Sonno e disturbi del linguaggio, così inizia la demenza
A Londra l'Alzheimer’s Association International Conference, la più importante conferenza mondiale degli scienziati impegnati nella ricerca su questa malattia
di Paola Serristori
I disturbi del sonno, del linguaggio, dell’ascolto possono essere sintomi dell’inizio del processo di malattia del cervello, che perde abilità e si deteriora sino alla demenza, di cui l’Alzheimer è la forma più grave. All’annuale conferenza mondiale Alzheimer’s Association International Conference (AAIC 2017) gli scienziati presenteranno a Londra (16-20 luglio) gli studi più avanzati per contrastare l’invecchiamento cognitivo. Tra i temi al centro dell’attenzione s’impone la qualità e durata del sonno. In particolare, nelle ricerche su persone ancora cognitivamente normali o con una lieve perdita di abilità l’apnea notturna appare collegata ad una maggiore quantità di accumuli delle proteine amiloide e tau, che “intossicano” i neuroni.

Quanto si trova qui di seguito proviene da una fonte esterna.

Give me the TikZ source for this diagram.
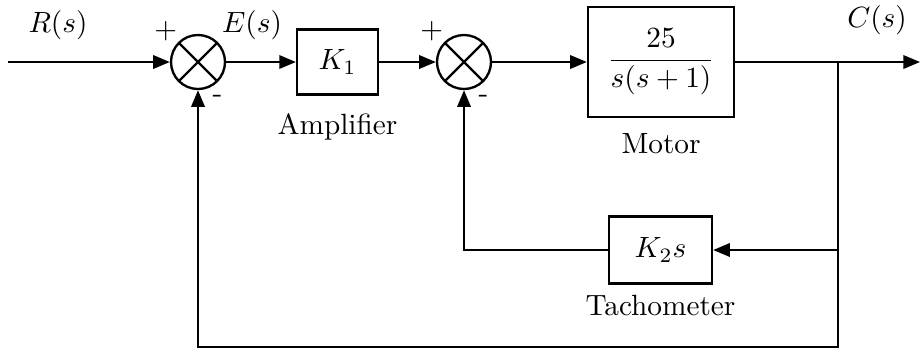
\documentclass[tikz,border=0pt]{standalone}
\usepackage{amsmath}
\usetikzlibrary{arrows.meta, positioning}

\begin{document}
\begin{tikzpicture}[
    >={Triangle[length=0.2cm, width=0.16cm]},
    line width=0.8pt,
    block/.style={draw, inner sep=0pt},
    sumnode/.style={draw, circle, minimum size=0.648cm, inner sep=0pt,
                    path picture={\draw
                      (path picture bounding box.north west) -- (path picture bounding box.south east)
                      (path picture bounding box.north east) -- (path picture bounding box.south west);}},
    plus/.style={inner sep=1pt, label distance=-1.5pt},
    minus/.style={inner sep=1pt, label distance=1pt}
  ]
  \useasboundingbox (0,0) rectangle (11.052,4.224);

  % forward path
  \coordinate (in) at (0.096,3.48);
  \node[sumnode, label={[plus]135:+}, label={[minus]-70:-}] (s1) at (2.376,3.48) {};
  \node[block, minimum width=0.97cm, minimum height=0.78cm] (k1) at (4.05,3.48) {$K_1$};
  \node[sumnode, label={[plus]135:+}, label={[minus]-70:-}] (s2) at (5.568,3.48) {};
  \node[block, minimum width=1.752cm, minimum height=1.32cm] (motor) at (7.932,3.48)
    {$\dfrac{25}{s(s+1)}$};
  \coordinate (br) at (10.056,3.48);
  \coordinate (out) at (11.04,3.48);

  % feedback path
  \node[block, minimum width=1.236cm, minimum height=0.804cm] (tacho) at (7.926,1.224) {$K_2 s$};
  \coordinate (bot) at (0,0.06);

  % signal names
  \node (rs) at (0.696,3.924) {$R(s)$};
  \node (es) at (3.024,3.924) {$E(s)$};
  \node (cs) at (10.524,3.984) {$C(s)$};

  % block names
  \node[below=0.08cm of k1] (amp) {Amplifier};
  \node[below=0.05cm of motor] (mot) {Motor};
  \node[below=0cm of tacho] (tac) {Tachometer};

  \draw[->] (in) -- (s1);
  \draw[->] (s1) -- (k1);
  \draw[->] (k1) -- (s2);
  \draw[->] (s2) -- (motor);
  \draw[->] (motor) -- (out);
  \draw[->] (br) |- (tacho);
  \draw[->] (tacho) -| (s2);
  \draw[->] (br) -- (br |- bot) -| (s1);
\end{tikzpicture}
\end{document}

Invece una buona fase del sonno cosiddetto REM (in cui inconsciamente si verificano rapidi movimenti degli occhi), su cui si è incentrato il Framingham Heart Study, è importante per ridurre i rischi di demenza. I ricercatori di University of Wisconsin hanno scoperto che i cambiamenti del linguaggio e le difficoltà di ascolto sono legati al deterioramento cognitivo lieve. Tutte queste conoscenze su sintomi talvolta trascurati al primo incontro dai medici di base contribuiscono a comporre un quadro di prevenzione, che si spera possa essere imposto all’attenzione generale anche con programmi di salute nazionale.

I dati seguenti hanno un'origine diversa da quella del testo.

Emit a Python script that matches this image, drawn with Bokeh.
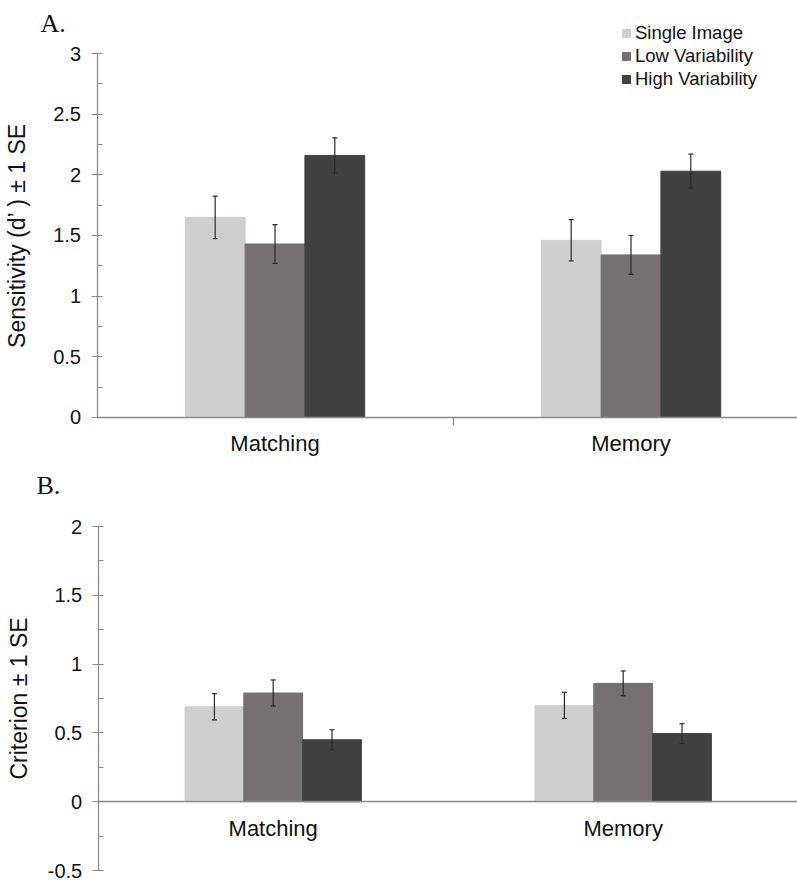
from bokeh.plotting import figure
from bokeh.models import (Range1d, FixedTicker, Whisker, TeeHead, ColumnDataSource,
                          Legend, LegendItem, Label, LinearAxis)
from bokeh.layouts import column
from bokeh.embed import file_html
from bokeh.resources import INLINE

# ---------------- data ----------------
categories = ["Matching", "Memory"]
conditions = ["Single Image", "Low Variability", "High Variability"]
colors = ["#d0cecf", "#767070", "#404040"]

# Panel A: sensitivity d'
dprime_single = [1.65, 1.46]
dprime_low = [1.43, 1.34]
dprime_high = [2.16, 2.03]
dprime_single_se = [0.175, 0.17]
dprime_low_se = [0.16, 0.16]
dprime_high_se = [0.145, 0.14]

# Panel B: criterion
crit_single = [0.69, 0.70]
crit_low = [0.79, 0.86]
crit_high = [0.45, 0.495]
crit_single_se = [0.095, 0.095]
crit_low_se = [0.095, 0.09]
crit_high_se = [0.073, 0.072]

ytick_vals_A = [0, 0.5, 1, 1.5, 2, 2.5, 3]
ytick_labels_A = ["0", "0.5", "1", "1.5", "2", "2.5", "3"]
ytick_vals_B = [-0.5, 0, 0.5, 1, 1.5, 2]
ytick_labels_B = ["-0.5", "0", "0.5", "1", "1.5", "2"]

# ---------------- style ----------------
AX = "#8a8a8a"
TXT = "#111111"
FONT = "Liberation Sans"
SERIF = "Liberation Serif"
W = 797
BAR_W = 0.168
offsets = [-BAR_W, 0.0, BAR_W]
cat_pos = [i + 0.5 for i in range(len(categories))]
boundaries = [float(i) for i in range(1, len(categories))]


def base_fig(height, x_start, x_end, y_start, y_end):
    p = figure(width=W, height=height, x_range=Range1d(x_start, x_end),
               y_range=Range1d(y_start, y_end), output_backend="svg",
               toolbar_location=None, min_border=0, min_border_left=0,
               min_border_right=0, min_border_top=0, min_border_bottom=0,
               x_axis_type=None, y_axis_type=None)
    p.outline_line_color = None
    p.grid.visible = False
    p.background_fill_color = "white"
    p.border_fill_color = "white"
    return p


def add_yaxis(p, ticks, labels, label_text, title_standoff):
    step = ticks[1] - ticks[0]
    ax = LinearAxis(fixed_location=0,
                    ticker=FixedTicker(ticks=ticks,
                                       minor_ticks=[t + step / 2 for t in ticks[:-1]]),
                    bounds=(ticks[0], ticks[-1]),
                    major_label_overrides={t: l for t, l in zip(ticks, labels)})
    ax.axis_line_color = AX
    ax.axis_line_width = 1.3
    ax.major_tick_line_color = AX
    ax.minor_tick_line_color = AX
    ax.major_tick_out = 6
    ax.major_tick_in = 5
    ax.minor_tick_out = 0
    ax.minor_tick_in = 5
    ax.major_label_standoff = 10
    ax.major_label_text_font = FONT
    ax.major_label_text_font_size = "20px"
    ax.major_label_text_color = TXT
    ax.axis_label = label_text
    ax.axis_label_text_font = FONT
    ax.axis_label_text_font_style = "normal"
    ax.axis_label_text_font_size = "23px"
    ax.axis_label_text_color = TXT
    ax.axis_label_standoff = title_standoff
    p.add_layout(ax, "left")


def add_xaxis(p, x_end, boundary_ticks):
    ax = LinearAxis(fixed_location=0, ticker=FixedTicker(ticks=cat_pos),
                    bounds=(0, x_end),
                    major_label_overrides={c: n for c, n in zip(cat_pos, categories)})
    ax.axis_line_color = AX
    ax.axis_line_width = 1.3
    ax.major_tick_line_color = None
    ax.minor_tick_line_color = None
    ax.major_tick_out = 0
    ax.major_tick_in = 0
    ax.major_label_standoff = 14
    ax.major_label_text_font = FONT
    ax.major_label_text_font_size = "22px"
    ax.major_label_text_color = TXT
    p.add_layout(ax, "below")
    if boundary_ticks:
        bx = LinearAxis(fixed_location=0, ticker=FixedTicker(ticks=boundary_ticks),
                        major_label_overrides={b: "" for b in boundary_ticks})
        bx.axis_line_color = None
        bx.major_tick_line_color = AX
        bx.major_tick_line_width = 1.3
        bx.major_tick_out = 8
        bx.major_tick_in = 0
        bx.minor_tick_line_color = None
        p.add_layout(bx, "below")


def draw_bars(p, series, ses):
    renderers = []
    for k, (vals, se) in enumerate(zip(series, ses)):
        xs = [c + offsets[k] for c in cat_pos]
        src = ColumnDataSource(dict(x=xs, top=vals,
                                    upper=[v + s for v, s in zip(vals, se)],
                                    lower=[v - s for v, s in zip(vals, se)]))
        r = p.vbar(x="x", top="top", bottom=0, width=BAR_W, source=src,
                   fill_color=colors[k], line_color=colors[k])
        renderers.append(r)
        w = Whisker(base="x", upper="upper", lower="lower", source=src,
                    line_color="#2a2a2a", line_width=1.2, level="overlay",
                    upper_head=TeeHead(size=5, line_color="#2a2a2a", line_width=1.2),
                    lower_head=TeeHead(size=5, line_color="#2a2a2a", line_width=1.2))
        p.add_layout(w)
    return renderers


# ---------------- Panel A ----------------
uA = 356.0      # px per category
kA = 121.33     # px per unit of d'
xA0 = -96.5 / uA
xA1 = xA0 + W / uA
yA1 = 3 + 53 / kA
yA0 = yA1 - 468 / kA
pA = base_fig(468, xA0, xA1, yA0, yA1)
rA = draw_bars(pA, [dprime_single, dprime_low, dprime_high],
               [dprime_single_se, dprime_low_se, dprime_high_se])
add_yaxis(pA, ytick_vals_A, ytick_labels_A, "Sensitivity (d\u2019 ) \u00b1 1 SE", 21)
add_xaxis(pA, xA1, boundaries)

legend = Legend(items=[LegendItem(label=c, renderers=[r]) for c, r in zip(conditions, rA)],
                location=(621, 378), orientation="vertical",
                label_text_font=FONT, label_text_font_size="18.5px",
                label_text_color=TXT, glyph_width=10, glyph_height=10,
                label_height=23, label_standoff=4, spacing=0, padding=0, margin=0,
                border_line_color=None, background_fill_alpha=0)
pA.add_layout(legend)
pA.add_layout(Label(x=(40 - 96.5) / uA, y=3 + (53 - 22.5) / kA, text="A.",
                    text_font=SERIF, text_font_size="26px", text_baseline="middle",
                    text_color=TXT))

# ---------------- Panel B ----------------
HB = 414
uB = 350.0
kB = 137.6
xB0 = -97.7 / uB
xB1 = xB0 + W / uB
yB1 = 2 + 58 / kB
yB0 = yB1 - HB / kB
pB = base_fig(HB, xB0, xB1, yB0, yB1)
draw_bars(pB, [crit_single, crit_low, crit_high],
          [crit_single_se, crit_low_se, crit_high_se])
add_yaxis(pB, ytick_vals_B, ytick_labels_B, "Criterion \u00b1 1 SE", 13)
add_xaxis(pB, xB1, [])
pB.add_layout(Label(x=(36 - 97.7) / uB, y=2 + (526 - 485) / kB, text="B.",
                    text_font=SERIF, text_font_size="26px", text_baseline="middle",
                    text_color=TXT))

layout = column(pA, pB, spacing=0)
open("out.html", "w").write(file_html(layout, INLINE))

Un terzo dei casi di demenza sarebbe evitato da uno stile di vita basato sulla prevenzione (The Lancet Commission report). Nelle diagnosi l’esame PET fornisce la migliore risposta iniziale ai clinici, evitando errori di diagnosi e di terapie. Il cervello è un organo complesso, che si adatta ai cambiamenti, ma anche registra gli eventi stressanti che possono averlo “danneggiato”. Un ambiente familiare e culturale svantaggiato indebolisce la mente, un trauma nei primi anni di vita equivale a quattro anni di invecchiamento.